Upon taking up his role as CIO at the Australian Nuclear Science and Technology Organisation (ANSTO) in October 2006, Michael Beckett was faced with a major image problem.
Within ANSTO, the perception of IT was that of a ‘can’t do’ organisation, known for being unresponsive and an inhibitor to the business, according to Beckett, who presented this week on ANSTO's ITIL deployment at the SAP Australian User Group conference.
“The perception from customers, users and the business was that we didn’t deliver value, the help and support they needed, or the reliability of the services,” he says. “IT was seen as a barrier, so we had to initiate cultural change so that when the business came to IT it didn’t say no.

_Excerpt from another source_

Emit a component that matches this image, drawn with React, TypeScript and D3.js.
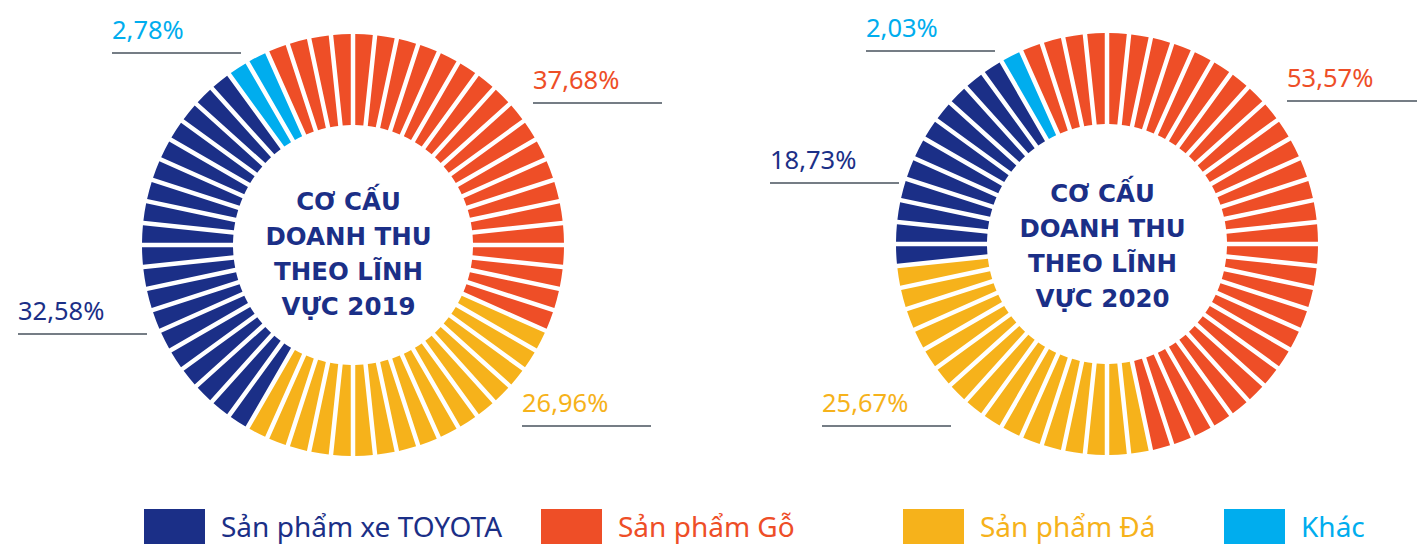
import * as d3 from 'd3';
import { useEffect, useRef } from 'react';

// categories + colours (legend order)
const categories = ['Sản phẩm xe TOYOTA', 'Sản phẩm Gỗ', 'Sản phẩm Đá', 'Khác'];
const colors = ['#1b2f87', '#ee4e27', '#f6b21b', '#00adee'];

// revenue share by year, %
const share2019 = [32.58, 37.68, 26.96, 2.78];
const share2020 = [18.73, 53.57, 25.67, 2.03];

// clockwise order around the ring, starting top-left
const ringOrder = [1, 2, 0, 3];

const width = 1417;
const height = 544;
const segCount = 60;
const outerR = 211;
const innerR = 120;
const startDeg = -24;

const charts = [
    {
        year: '2019', values: share2019, cx: 353, cy: 245, titleY: 210,
        // label underline per category (same order as categories)
        labels: [
            { x1: 18, x2: 147, y: 334 },
            { x1: 533, x2: 662, y: 103 },
            { x1: 522, x2: 651, y: 426 },
            { x1: 112, x2: 241, y: 53 },
        ],
    },
    {
        year: '2020', values: share2020, cx: 1107, cy: 244, titleY: 202,
        labels: [
            { x1: 770, x2: 899, y: 183 },
            { x1: 1287, x2: 1417, y: 101 },
            { x1: 822, x2: 951, y: 426 },
            { x1: 866, x2: 995, y: 51 },
        ],
    },
];

const legendX = [144, 541, 903, 1224];

const fmt = (v: number) => v.toFixed(2).replace('.', ',') + '%';

export default function App() {
    const svgRef = useRef<SVGSVGElement>(null);

    useEffect(() => {
        const svg = d3.select(svgRef.current);
        svg.selectAll('*').remove();

        const step = (2 * Math.PI) / segCount;
        const start = (startDeg * Math.PI) / 180;

        const arc = d3.arc<any>()
            .innerRadius(innerR)
            .outerRadius(outerR)
            .padAngle(4.5 / outerR)
            .padRadius(outerR);

        charts.forEach(chart => {
            const pie = d3.pie<number>()
                .sort(null)
                .value(d => d)
                .startAngle(start)
                .endAngle(start + 2 * Math.PI);
            const slices = pie(ringOrder.map(k => chart.values[k]));

            // each segment takes the colour of the slice under its midpoint
            const segs = d3.range(segCount).map(i => {
                const mid = (i + 0.5) * step;
                const m = mid < start ? mid + 2 * Math.PI : (mid >= start + 2 * Math.PI ? mid - 2 * Math.PI : mid);
                const hit = slices.find(s => m >= s.startAngle && m < s.endAngle) || slices[0];
                return { startAngle: i * step, endAngle: (i + 1) * step, cat: ringOrder[hit.index] };
            });

            const g = svg.append('g').attr('transform', `translate(${chart.cx},${chart.cy})`);
            g.selectAll('path')
                .data(segs)
                .enter()
                .append('path')
                .attr('d', arc)
                .attr('fill', d => colors[d.cat]);

            // centre title
            const lines = ['CƠ CẤU', 'DOANH THU', 'THEO LĨNH', `VỰC ${chart.year}`];
            svg.append('g')
                .selectAll('text')
                .data(lines)
                .enter()
                .append('text')
                .attr('x', chart.cx - 4.5)
                .attr('y', (d, i) => chart.titleY + i * 35)
                .attr('text-anchor', 'middle')
                .attr('font-family', '"DejaVu Sans", sans-serif')
                .attr('font-weight', 'bold')
                .attr('font-size', 24.5)
                .attr('fill', colors[0])
                .text(d => d);

            // percentage labels with underline
            const lab = svg.append('g')
                .selectAll('g')
                .data(chart.labels)
                .enter()
                .append('g');
            lab.append('line')
                .attr('x1', d => d.x1)
                .attr('x2', d => d.x2)
                .attr('y1', d => d.y)
                .attr('y2', d => d.y)
                .attr('stroke', '#47525c')
                .attr('stroke-width', 1.5);
            lab.append('text')
                .attr('x', d => d.x1)
                .attr('y', d => d.y - 14)
                .attr('font-family', '"Noto Sans", sans-serif')
                .attr('font-size', 25.5)
                .attr('fill', (d, i) => colors[i])
                .text((d, i) => fmt(chart.values[i]));
        });

        // legend
        const leg = svg.append('g')
            .selectAll('g')
            .data(categories)
            .enter()
            .append('g')
            .attr('transform', (d, i) => `translate(${legendX[i]},0)`);
        leg.append('rect')
            .attr('x', 0)
            .attr('y', 509)
            .attr('width', 61)
            .attr('height', 40)
            .attr('fill', (d, i) => colors[i]);
        leg.append('text')
            .attr('x', 77)
            .attr('y', 537)
            .attr('font-family', '"Noto Sans", sans-serif')
            .attr('font-size', 28)
            .attr('fill', (d, i) => colors[i])
            .text(d => d);
    }, []);

    return (
        <svg
            ref={svgRef}
            width={width}
            height={height}
            style={{ position: 'absolute', left: 0, top: 0, background: '#fff' }}
        />
    );
}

Instead it finds a way to support the business, get what you need done, while still respecting the rules we have.”
Turning IT around required a framework, specifically an Information Technology Infrastructure Library (ITIL) framework, to bring about positive change.
Since deploying ITIL, the organisation’s 80/20 ratio of maintenance/innovation IT spend has been reworked to get close to 60/40 -- with the prospect of an even better ratio in the future.
“Two years later I now have a cap-ex book worth $25 million I’m working my way through,” he says. “Management now wants us to deliver very large scale transformation projects.”
These include an SAP upgrade to facilitate end-to-end business processes automation, a business-wide network restructure to move to a private cloud-based environment for its 1000-plus users, and a fleet management approach to manage IT refreshes to ease the operational costs of its systems.
“We’re also looking to strategically mange 40-50 years of scientific data, 70 years of medical data, as well as the tacit knowledge of what’s in our research staff’s head, so a knowledge management project is also a priority,” Beckett says.